Petitioners' premise is false. McCartney had no property right in Petrolane separate and apart from his stock. His 1929 contract with Lomita had been transferred to Petrolane and he retained no rights in it. When McCartney consented to the modification of the 1929 contract price there may have been a reduction in the value of his stock consequent upon the reduction of profits reasonably to be expected from the change in price. This reduction, if we assume it occurred, was not a disposition of a capital asset. McCartney still retained his stock and any change in its value would utimately enter into his capital gain or loss upon its disposition. A payment for a loss in value of an asset, where the asset is retained, does not involve a sale or exchange of a capital asset and is ordinary income. Levinson v. Commissioner, 154 Fed. (2d) 60.
The 1935 contract provides in part:
Whebeas, any modification of said contract [the 1929 contract] which would increase the amount to be paid to First Party [Lomita] for such gases would reduce the amount of profits to be paid to Second Party [McCartney] and;
*
Whereas, Second Party is willing to permit a modification of said contract provided that his proportionate part of the profits shall not be affected thereby [Emphasis supplied.]
The 1935 contract does not purport to sell or transfer a property interest, as is now contended by petitioners. The parties expected that the increased price Petrolane would pay Lomita for gas would result in a reduction in the profits of Petrolane. The agreement provided a substitute to McCartney for the part of such profits he would lose. The payments provided by the contract, being a substitute for profits, which are income, were ordinary income and not capital gain. The payment of $69,300 in 1944, in settlement of Lomita's obligation to pay this income to McCartney in the future, likewise was ordinary income. Hort v. Commissioner, 313 U. S. 28.

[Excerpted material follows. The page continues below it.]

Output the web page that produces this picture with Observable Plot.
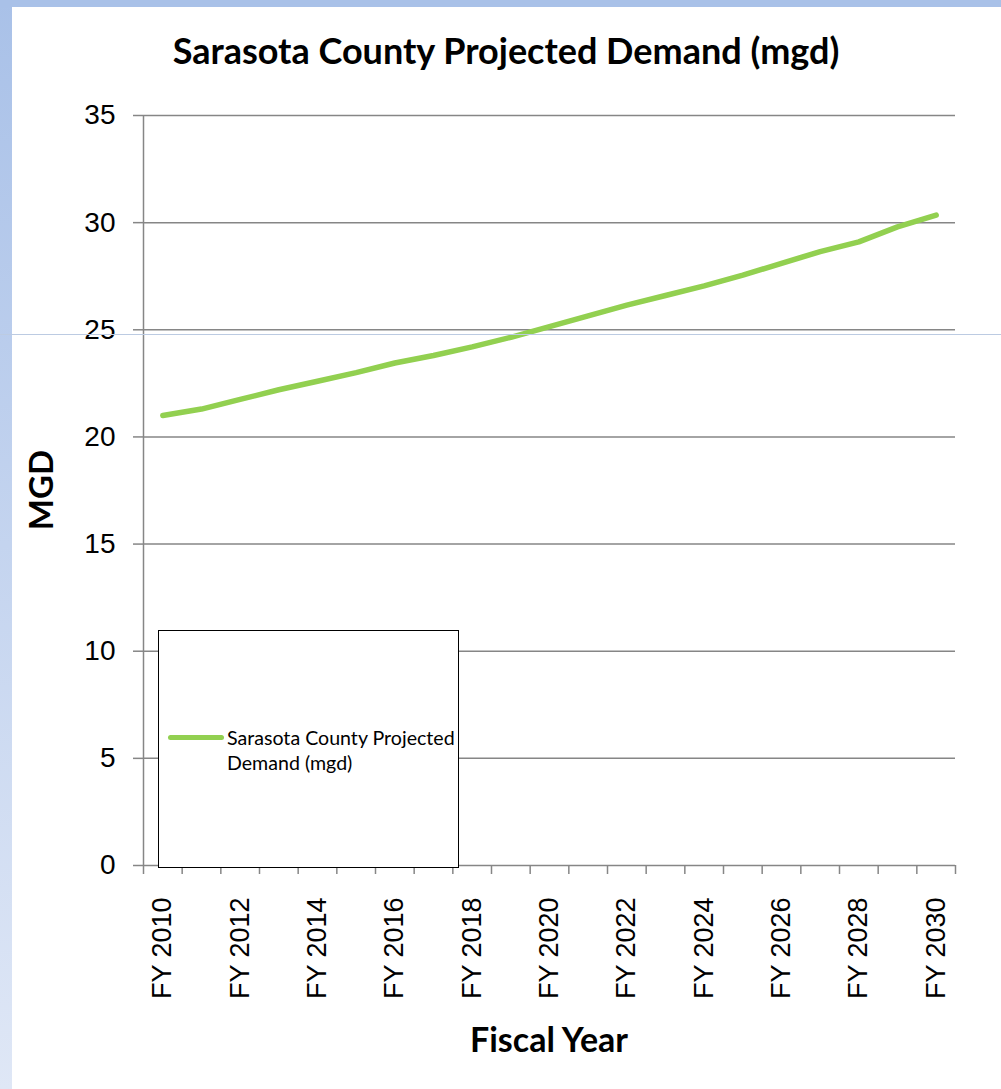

The petitioners contend, in the alternative, that the transaction in 1944 was the sale of a capital asset, namely, the 1935 contract, which was valuable to the petitioner, as he received substantial amounts under it and was required to perform no services of any kind in return. We have concluded, as stated above, that the 1944 payment was ordinary income; but, assuming, arguendo, that the contract was a capital asset, the 1944 transaction was not a sale thereof. A taxpayer seeking the benefits of section 117 of the code must show that there has been a sale or exchange and that he has disposed of a capital asset. A sale is a contract whereby one acquires a property in the thing sold and the other parts with it for a valuable consideration. Words and Phrases, Permanent Ed., vol. 38, p. 58. Where a note is surrendered to the maker on payment of all or a part of the debt, there is no acquisition of property by the maker and no transfer of property to him. Hale v. Helvering, 85 Fed. (2d) 819. The surrender to the maker for cash is not a sale to him and any property in the note vanishes. Bingham v. Commissioner, 105 Fed. (2d) 971. The contract here was not sold, it was extinguished. Lomita acquired no exchangeable asset. The transaction, although in form a sale, was a release of the obligation. This transaction did not involve the disposition of a beneficial interest in a trust, considered a capital transaction Blair v. Commissioner, 300 U. S. 5; McAllister v. Commissioner, 157 Fed. (2d) 235; certiorari denied, 330 U. S. 826, reversing 5 T. C. 714; Bell v. Commissioner, 137 Fed. (2d) 454, reversing 46 B. T. A. 484, nor was it the transfer of a right, as in Ranier Brewing Co., 7 T. C. 162.
Since there was no "sale or exchange" of a capital asset, section 117 is not applicable and the entire payment constituted ordinary income to the petitioners.
Decisions will he entered for the respondent.